On a grey and windswept day we took a look at Vivonne Bay; the pleasant name, its position adjacent to a colony of fur seals and especially its accolade of ‘Voted the best beach in all Australia’ had tempted a visit. There was only one other person on this five-mile long, prize-winning beach: an old man who moved slowly with a stick that dug into the sand causing him to limp. As we passed he said “There’s a chill today.” We agreed. “Did you know this is the best beach in all Australia?” His face was veined and scarred with the rigours of the Southern Ocean’s climate and time had dragged its harrow across his brow. In a beau laid face, a nose akin to that of Ernest Borgnine was set amongst the furrows of Wilfred Thesiger but his eyes, sunk deep into the chasms, were bright. His olive, quilted coat was sun-bleached over its shoulders and a small black dog romped cheerfully beside him, jingling several metal discs on its collar. The old man had lived on the island where he had had a small farm, then his wife died and he had moved to Adelaide. His accountant daughter had no time to look after the dog so he had adopted it and was back for a while. Each day he exercised himself and the dog on Australia’s best but deserted beach. Each time we gestured to move on, another chapter of his ordinary life trickled out. We indulged him, of course; one day
we too might be alone and grateful for a stranger’s attention. Then he held out a gnarled and cracked hand and limped away. We had not even asked the name of his dog.
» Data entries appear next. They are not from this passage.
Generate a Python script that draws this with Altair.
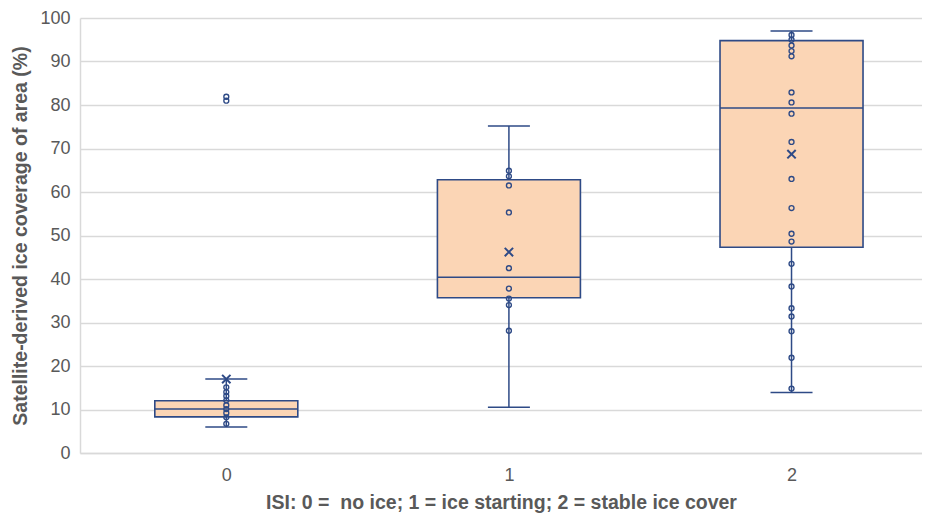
import altair as alt
import pandas as pd

# ---- data ----
categories = [0, 1, 2]
whisker_low = [6.0, 10.5, 13.9]
q1 = [8.3, 35.7, 47.3]
median = [10.1, 40.4, 79.3]
q3 = [12.0, 62.8, 94.8]
whisker_high = [17.0, 75.2, 97.0]
means = [17.0, 46.2, 68.7]

points0 = [6.7, 8.2, 9.2, 10.1, 11.0, 12.1, 13.1, 14.0, 15.1, 81.0, 81.9]
points1 = [28.1, 34.0, 35.5, 37.8, 42.5, 55.3, 61.5, 63.6, 64.9]
points2 = [14.8, 21.9, 28.0, 31.4, 33.3, 38.3, 43.5, 48.6, 50.4, 56.3,
           63.0, 71.5, 78.0, 80.6, 82.9, 91.2, 92.4, 93.7, 95.0, 96.1]

y_ticks = [0, 10, 20, 30, 40, 50, 60, 70, 80, 90, 100]
x_title = "ISI: 0 =\u00a0 no ice; 1 = ice starting; 2 = stable ice cover"
y_title = "Satellite-derived ice coverage of area (%)"

summary = pd.DataFrame({
    "cat": categories, "lo": whisker_low, "q1": q1, "med": median,
    "q3": q3, "hi": whisker_high, "mean": means,
})
pts = pd.DataFrame({
    "cat": [0] * len(points0) + [1] * len(points1) + [2] * len(points2),
    "value": points0 + points1 + points2,
})

LINE = "#2E4A86"
FILL = "#FBD5B5"
GRID = "#D9D9D9"
TXT = "#595959"
FONT = "Liberation Sans"

xscale = alt.Scale(domain=[-0.5, 2.444], nice=False, zero=False)
xaxis = alt.Axis(values=categories, title=x_title, grid=False, ticks=False,
                 format="d", labelPadding=13, titlePadding=9,
                 domainColor=GRID, domainWidth=1.5)
yscale = alt.Scale(domain=[0, 100], nice=False)
yaxis = alt.Axis(values=y_ticks, title=y_title, grid=True, gridColor=GRID,
                 gridWidth=1.5, ticks=False, labelPadding=10, titlePadding=9,
                 domainColor=GRID, domainWidth=1.5)


def X():
    return alt.X("cat:Q", scale=xscale, axis=xaxis)


def Y(field):
    return alt.Y(f"{field}:Q", scale=yscale, axis=yaxis)


base = alt.Chart(summary)

whisker = base.mark_rule(color=LINE, strokeWidth=1.5).encode(
    x=X(), y=Y("lo"), y2="hi")
box = base.mark_bar(size=143, fill=FILL, stroke=LINE, strokeWidth=1.6).encode(
    x=X(), y=Y("q1"), y2="q3")
med = base.mark_tick(orient="horizontal", size=143, thickness=1.5,
                     color=LINE, opacity=1).encode(x=X(), y=Y("med"))
cap_lo = base.mark_tick(orient="horizontal", size=42, thickness=1.5,
                        color=LINE, opacity=1).encode(x=X(), y=Y("lo"))
cap_hi = base.mark_tick(orient="horizontal", size=42, thickness=1.5,
                        color=LINE, opacity=1).encode(x=X(), y=Y("hi"))
dots = alt.Chart(pts).mark_point(shape="circle", size=24, filled=False,
                                 stroke=LINE, strokeWidth=1.4, opacity=1).encode(
    x=X(), y=Y("value"))
mean_mark = base.mark_point(shape="M-1,-1L1,1M-1,1L1,-1", size=70, filled=False,
                            stroke=LINE, strokeWidth=2, opacity=1).encode(
    x=X(), y=Y("mean"))

chart = alt.layer(whisker, box, med, cap_lo, cap_hi, dots, mean_mark).properties(
    width=842, height=435,
    autosize=alt.AutoSizeParams(type="none"),
    padding={"left": 72, "top": 10, "right": 0, "bottom": 60},
).configure_view(stroke=None).configure_axis(
    labelFont=FONT, labelFontSize=18, labelColor=TXT,
    titleFont=FONT, titleFontSize=19.5, titleFontWeight="bold", titleColor=TXT,
)

chart.save("out.html", embed_options={"renderer": "svg", "actions": False})
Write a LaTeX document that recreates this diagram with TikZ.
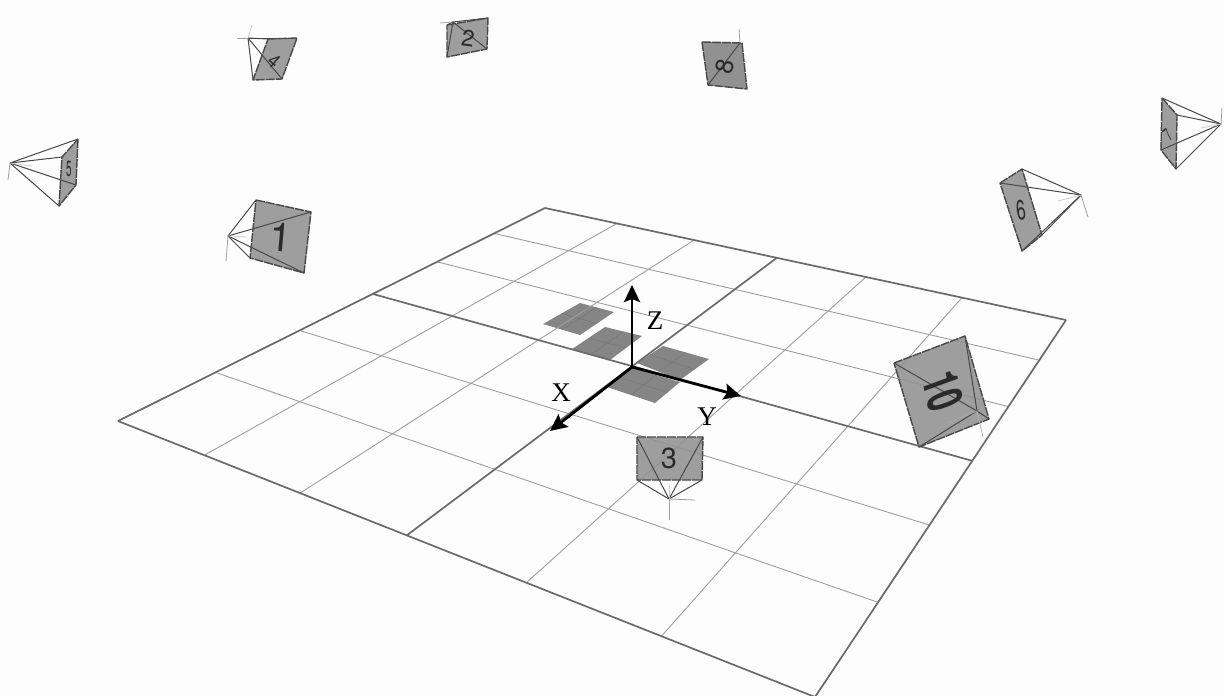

We shared the ferry back to the mainland with a monster truck hauling Aberdeen Angus cattle. The cows headed north to Adelaide and we turned east for the Great Ocean Road – ten centimetres away on the map, 1,000kms (620 miles) on the ground. We learnt of the birth of our fourth grandson at Port Fairy (not an omen, we hoped) where avenues of huge and ancient Norfolk Pines overpowered more little Victorian cottages. In one of these, we ate spaghetti in a French restaurant run by a Turk. Out on a promontory, 10,000 pelagic sooty shearwaters arrive each year within a day or two of the tenth of September. Many corpses were spread around where birds had landed only to die of exhaustion from their nonstop flight over the Pacific from Alaska. On the nearby marshland were Australian white ibis, yellow billed spoonbills and black winged stilts. In the ponds there were black swans and on the rocky shore pied cormorants hung out their wings. The hinterland was sprinkled with mimosa, elderflower and angelica of giant size, at least to a European, and casuarina pines spread their spiciness all around.